### Description of the task
Would you transcribe the listing that follows, character for character, and omit its images?

---------- Data

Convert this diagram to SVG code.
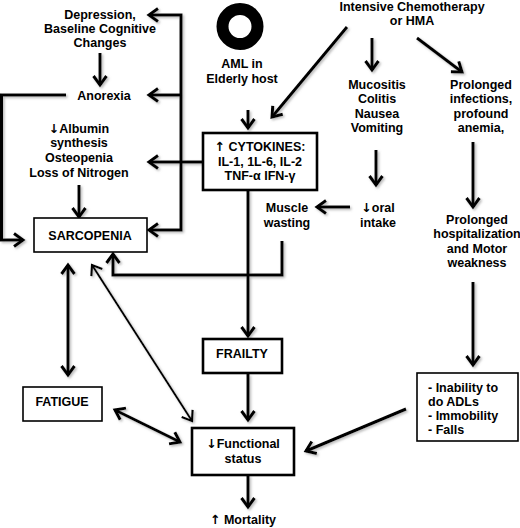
<svg xmlns="http://www.w3.org/2000/svg" width="520" height="528" viewBox="0 0 520 528">
<style>
text{font-family:"Liberation Sans",Arial,sans-serif;font-weight:bold;font-size:12.5px;fill:#000;text-anchor:middle}
.l{text-anchor:start}
.ar{font-family:"DejaVu Sans",sans-serif;font-weight:bold}
.box{fill:#fff;stroke:#000;stroke-width:1.6}
.boxb{fill:#fff;stroke:#000;stroke-width:2.6}
.c{fill:none;stroke:#000;stroke-width:3}
.t{fill:none;stroke:#000;stroke-width:2}
</style>
<defs>
<marker id="ah" markerUnits="userSpaceOnUse" markerWidth="16" markerHeight="18" refX="12" refY="8" orient="auto-start-reverse" viewBox="0 0 16 18">
<path d="M3,1.5 L12,8 L3,14.5" fill="none" stroke="#000" stroke-width="3"/>
</marker>
<marker id="at" markerUnits="userSpaceOnUse" markerWidth="16" markerHeight="18" refX="12" refY="8" orient="auto-start-reverse" viewBox="0 0 16 18">
<path d="M3,1.5 L12,8 L3,14.5" fill="none" stroke="#000" stroke-width="2.2"/>
</marker>
<filter id="sh" x="-10%" y="-10%" width="130%" height="130%">
<feDropShadow dx="1.5" dy="1.5" stdDeviation="1" flood-color="#888" flood-opacity="0.6"/>
</filter>
</defs>

<g id="connectors" filter="url(#sh)">
<line class="c" x1="347" y1="27" x2="272" y2="117" marker-end="url(#ah)"/>
<line class="c" x1="372" y1="38" x2="372" y2="70" marker-end="url(#ah)"/>
<line class="c" x1="417" y1="38" x2="462" y2="72" marker-end="url(#ah)"/>
<line class="c" x1="248" y1="110" x2="248" y2="128" marker-end="url(#ah)"/>
<line class="c" x1="376" y1="150" x2="376" y2="185" marker-end="url(#ah)"/>
<line class="c" x1="350" y1="207" x2="317" y2="207" marker-end="url(#ah)"/>
<path class="c" d="M282,241 V275 H113 V254" marker-end="url(#ah)"/>
<line class="c" x1="248" y1="190" x2="248" y2="336" marker-end="url(#ah)"/>
<line class="c" x1="248" y1="374" x2="248" y2="420" marker-end="url(#ah)"/>
<line class="c" x1="248" y1="475" x2="248" y2="507" marker-end="url(#ah)"/>
<line class="c" x1="473" y1="142" x2="473" y2="207" marker-end="url(#ah)"/>
<line class="c" x1="473" y1="282" x2="473" y2="365" marker-end="url(#ah)"/>
<line class="c" x1="406" y1="409" x2="306" y2="451" marker-end="url(#ah)"/>
<line class="c" x1="203" y1="162" x2="149" y2="162" marker-end="url(#ah)"/>
<path class="c" d="M149,15 H181 V230 H149" marker-start="url(#ah)" marker-end="url(#ah)"/>
<line class="c" x1="181" y1="95" x2="149" y2="95" marker-end="url(#ah)"/>
<line class="c" x1="100" y1="53" x2="100" y2="85" marker-end="url(#ah)"/>
<path class="c" d="M66,95 H1.5 V240 H23" marker-end="url(#ah)"/>
<line class="c" x1="79" y1="185" x2="79" y2="217" marker-end="url(#ah)"/>
<line class="c" x1="68" y1="265" x2="68" y2="375" marker-start="url(#ah)" marker-end="url(#ah)"/>
<line class="t" x1="92" y1="265" x2="192" y2="421" marker-start="url(#at)" marker-end="url(#at)"/>
<line class="c" x1="115" y1="410" x2="180" y2="442" marker-start="url(#ah)" marker-end="url(#ah)"/>
</g>

<g id="chemo">
<text x="412" y="11">Intensive Chemotherapy</text>
<text x="412" y="25">or HMA</text>
</g>
<g id="aml">
<circle cx="240" cy="26.5" r="17.5" fill="none" stroke="#000" stroke-width="12"/>
<text x="242" y="68">AML in</text>
<text x="242" y="83">Elderly host</text>
</g>
<g id="depression">
<text x="100" y="19">Depression,</text>
<text x="100" y="33">Baseline Cognitive</text>
<text x="100" y="47">Changes</text>
</g>
<g id="anorexia">
<text x="104" y="100">Anorexia</text>
</g>
<g id="albumin">
<text x="79" y="133"><tspan class="ar">↓</tspan>Albumin</text>
<text x="79" y="147">synthesis</text>
<text x="79" y="162">Osteopenia</text>
<text x="79" y="177">Loss of Nitrogen</text>
</g>
<g id="mucositis">
<text x="377" y="89">Mucositis</text>
<text x="377" y="103">Colitis</text>
<text x="377" y="118">Nausea</text>
<text x="377" y="132">Vomiting</text>
</g>
<g id="infections">
<text x="481" y="89">Prolonged</text>
<text x="481" y="103">infections,</text>
<text x="481" y="118">profound</text>
<text x="481" y="132">anemia,</text>
</g>
<g id="cytokines">
<rect class="boxb" x="203" y="133" width="114" height="57"/>
<text x="260" y="151"><tspan class="ar">↑</tspan> CYTOKINES:</text>
<text x="260" y="166">IL-1, 1L-6, IL-2</text>
<text x="260" y="180">TNF-α IFN-γ</text>
</g>
<g id="oral">
<text x="378" y="212"><tspan class="ar">↓</tspan>oral</text>
<text x="378" y="227">intake</text>
</g>
<g id="muscle">
<text x="287" y="212">Muscle</text>
<text x="287" y="227">wasting</text>
</g>
<g id="hospitalization">
<text x="477" y="224">Prolonged</text>
<text x="477" y="238">hospitalization</text>
<text x="477" y="253">and Motor</text>
<text x="477" y="267">weakness</text>
</g>
<g id="sarcopenia">
<rect class="box" x="34" y="218" width="113" height="34"/>
<text x="90" y="240">SARCOPENIA</text>
</g>
<g id="frailty">
<rect class="boxb" x="203" y="339" width="79" height="34"/>
<text x="242" y="358">FRAILTY</text>
</g>
<g id="fatigue">
<rect class="box" x="23" y="387" width="79" height="34"/>
<text x="62" y="406">FATIGUE</text>
</g>
<g id="inability">
<rect class="box" x="417" y="373" width="101" height="68"/>
<text class="l" x="428" y="392">- Inability to</text>
<text class="l" x="428" y="406">do ADLs</text>
<text class="l" x="428" y="420">- Immobility</text>
<text class="l" x="428" y="434">- Falls</text>
</g>
<g id="functional">
<rect class="boxb" x="192" y="428" width="102" height="47"/>
<text x="243" y="448"><tspan class="ar">↓</tspan>Functional</text>
<text x="243" y="463">status</text>
</g>
<g id="mortality">
<text x="243" y="524"><tspan class="ar">↑</tspan> Mortality</text>
</g>
</svg>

--------------------

### Solution for this task
Convert this diagram to SVG code.
<svg xmlns="http://www.w3.org/2000/svg" width="520" height="528" viewBox="0 0 520 528">
<style>
text{font-family:"Liberation Sans",Arial,sans-serif;font-weight:bold;font-size:12.5px;fill:#000;text-anchor:middle}
.l{text-anchor:start}
.ar{font-family:"DejaVu Sans",sans-serif;font-weight:bold}
.box{fill:#fff;stroke:#000;stroke-width:1.6}
.boxb{fill:#fff;stroke:#000;stroke-width:2.6}
.c{fill:none;stroke:#000;stroke-width:3}
.t{fill:none;stroke:#000;stroke-width:2}
</style>
<defs>
<marker id="ah" markerUnits="userSpaceOnUse" markerWidth="16" markerHeight="18" refX="12" refY="8" orient="auto-start-reverse" viewBox="0 0 16 18">
<path d="M3,1.5 L12,8 L3,14.5" fill="none" stroke="#000" stroke-width="3"/>
</marker>
<marker id="at" markerUnits="userSpaceOnUse" markerWidth="16" markerHeight="18" refX="12" refY="8" orient="auto-start-reverse" viewBox="0 0 16 18">
<path d="M3,1.5 L12,8 L3,14.5" fill="none" stroke="#000" stroke-width="2.2"/>
</marker>
<filter id="sh" x="-10%" y="-10%" width="130%" height="130%">
<feDropShadow dx="1.5" dy="1.5" stdDeviation="1" flood-color="#888" flood-opacity="0.6"/>
</filter>
</defs>

<g id="connectors" filter="url(#sh)">
<line class="c" x1="347" y1="27" x2="272" y2="117" marker-end="url(#ah)"/>
<line class="c" x1="372" y1="38" x2="372" y2="70" marker-end="url(#ah)"/>
<line class="c" x1="417" y1="38" x2="462" y2="72" marker-end="url(#ah)"/>
<line class="c" x1="248" y1="110" x2="248" y2="128" marker-end="url(#ah)"/>
<line class="c" x1="376" y1="150" x2="376" y2="185" marker-end="url(#ah)"/>
<line class="c" x1="350" y1="207" x2="317" y2="207" marker-end="url(#ah)"/>
<path class="c" d="M282,241 V275 H113 V254" marker-end="url(#ah)"/>
<line class="c" x1="248" y1="190" x2="248" y2="336" marker-end="url(#ah)"/>
<line class="c" x1="248" y1="374" x2="248" y2="420" marker-end="url(#ah)"/>
<line class="c" x1="248" y1="475" x2="248" y2="507" marker-end="url(#ah)"/>
<line class="c" x1="473" y1="142" x2="473" y2="207" marker-end="url(#ah)"/>
<line class="c" x1="473" y1="282" x2="473" y2="365" marker-end="url(#ah)"/>
<line class="c" x1="406" y1="409" x2="306" y2="451" marker-end="url(#ah)"/>
<line class="c" x1="203" y1="162" x2="149" y2="162" marker-end="url(#ah)"/>
<path class="c" d="M149,15 H181 V230 H149" marker-start="url(#ah)" marker-end="url(#ah)"/>
<line class="c" x1="181" y1="95" x2="149" y2="95" marker-end="url(#ah)"/>
<line class="c" x1="100" y1="53" x2="100" y2="85" marker-end="url(#ah)"/>
<path class="c" d="M66,95 H1.5 V240 H23" marker-end="url(#ah)"/>
<line class="c" x1="79" y1="185" x2="79" y2="217" marker-end="url(#ah)"/>
<line class="c" x1="68" y1="265" x2="68" y2="375" marker-start="url(#ah)" marker-end="url(#ah)"/>
<line class="t" x1="92" y1="265" x2="192" y2="421" marker-start="url(#at)" marker-end="url(#at)"/>
<line class="c" x1="115" y1="410" x2="180" y2="442" marker-start="url(#ah)" marker-end="url(#ah)"/>
</g>

<g id="chemo">
<text x="412" y="11">Intensive Chemotherapy</text>
<text x="412" y="25">or HMA</text>
</g>
<g id="aml">
<circle cx="240" cy="26.5" r="17.5" fill="none" stroke="#000" stroke-width="12"/>
<text x="242" y="68">AML in</text>
<text x="242" y="83">Elderly host</text>
</g>
<g id="depression">
<text x="100" y="19">Depression,</text>
<text x="100" y="33">Baseline Cognitive</text>
<text x="100" y="47">Changes</text>
</g>
<g id="anorexia">
<text x="104" y="100">Anorexia</text>
</g>
<g id="albumin">
<text x="79" y="133"><tspan class="ar">↓</tspan>Albumin</text>
<text x="79" y="147">synthesis</text>
<text x="79" y="162">Osteopenia</text>
<text x="79" y="177">Loss of Nitrogen</text>
</g>
<g id="mucositis">
<text x="377" y="89">Mucositis</text>
<text x="377" y="103">Colitis</text>
<text x="377" y="118">Nausea</text>
<text x="377" y="132">Vomiting</text>
</g>
<g id="infections">
<text x="481" y="89">Prolonged</text>
<text x="481" y="103">infections,</text>
<text x="481" y="118">profound</text>
<text x="481" y="132">anemia,</text>
</g>
<g id="cytokines">
<rect class="boxb" x="203" y="133" width="114" height="57"/>
<text x="260" y="151"><tspan class="ar">↑</tspan> CYTOKINES:</text>
<text x="260" y="166">IL-1, 1L-6, IL-2</text>
<text x="260" y="180">TNF-α IFN-γ</text>
</g>
<g id="oral">
<text x="378" y="212"><tspan class="ar">↓</tspan>oral</text>
<text x="378" y="227">intake</text>
</g>
<g id="muscle">
<text x="287" y="212">Muscle</text>
<text x="287" y="227">wasting</text>
</g>
<g id="hospitalization">
<text x="477" y="224">Prolonged</text>
<text x="477" y="238">hospitalization</text>
<text x="477" y="253">and Motor</text>
<text x="477" y="267">weakness</text>
</g>
<g id="sarcopenia">
<rect class="box" x="34" y="218" width="113" height="34"/>
<text x="90" y="240">SARCOPENIA</text>
</g>
<g id="frailty">
<rect class="boxb" x="203" y="339" width="79" height="34"/>
<text x="242" y="358">FRAILTY</text>
</g>
<g id="fatigue">
<rect class="box" x="23" y="387" width="79" height="34"/>
<text x="62" y="406">FATIGUE</text>
</g>
<g id="inability">
<rect class="box" x="417" y="373" width="101" height="68"/>
<text class="l" x="428" y="392">- Inability to</text>
<text class="l" x="428" y="406">do ADLs</text>
<text class="l" x="428" y="420">- Immobility</text>
<text class="l" x="428" y="434">- Falls</text>
</g>
<g id="functional">
<rect class="boxb" x="192" y="428" width="102" height="47"/>
<text x="243" y="448"><tspan class="ar">↓</tspan>Functional</text>
<text x="243" y="463">status</text>
</g>
<g id="mortality">
<text x="243" y="524"><tspan class="ar">↑</tspan> Mortality</text>
</g>
</svg>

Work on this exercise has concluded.